Several brand names are associated with Valco vintage guitars, including Supro, National, Oahu, and Airline. The best known Valco guitars are those from the 1960s, when the company began manufacturing electric guitars made from fiberglass. Fiberglass was an exciting material at the time, since it could be made in any color of the rainbow, allowing the guitars to actually be unnatural colors, rather than being painted to look that way. Valco called this fiberglass “Res-O-Glas,” and described it as “Space Age Polyester Glass.” The terms may cause some amusement now that we have entered the twenty-first century, but in the 1960s, this substance was considered very hi-tech.

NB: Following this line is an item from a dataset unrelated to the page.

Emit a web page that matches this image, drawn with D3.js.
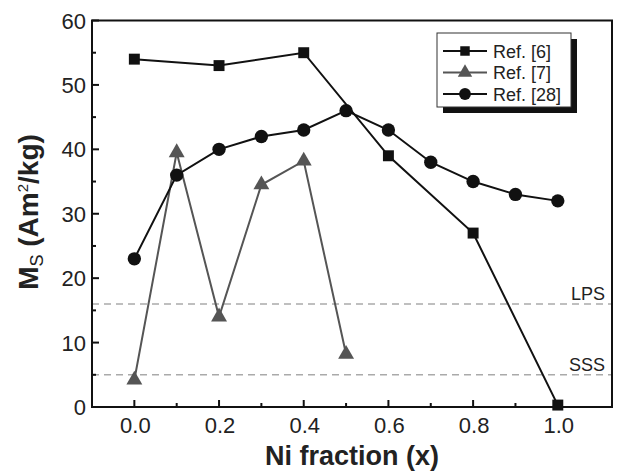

The Valco guitars of the 1960s looked like solid body electric guitars, though the bodies were actually made in two pieces. These guitars also introduced the “Gumby” headstock—so named for its resemblance to the Gumby character of television fame. Guitars from both the Supro and National lines were manufactured from “Res-O-Glas,” and a wide variety of shapes and colors were available to the public. Some of the names of the vintage Valco electric guitars in the Supro brand included the Ozark, the Martinique, the Bermuda, and the Belmont, while the National brand included the Newport and the Glenwood 99. Some of these models had been manufactured from wood prior to the 1960s, and saw a revival when Valco began making guitars from fiberglass.



Valco also experimented with an acoustic guitar made from fiberglass, the Supro Folk Star. Unfortunately, while fiberglass works fine for the body of an electric guitar that uses external amplification, fiberglass makes a pretty lousy acoustic guitar, as it does not allow for the internal amplification that is such a vital part of acoustic guitars. This guitar was widely marketed to country and folk singers, but remained in production for only a few years, due to the decline of the guitar market and the liquidation of Valco Guitar, as the company had come to be known.

Although the fiberglass Valco vintage guitars were only manufactured from 1962 to 1967, they are popular among vintage guitar collectors. While Supro amplifiers may be better known, owing partially to their use by both Jimmy Page and Jimmy Hendrix, these innovative vintage guitars are an important part of the history of the electric guitar.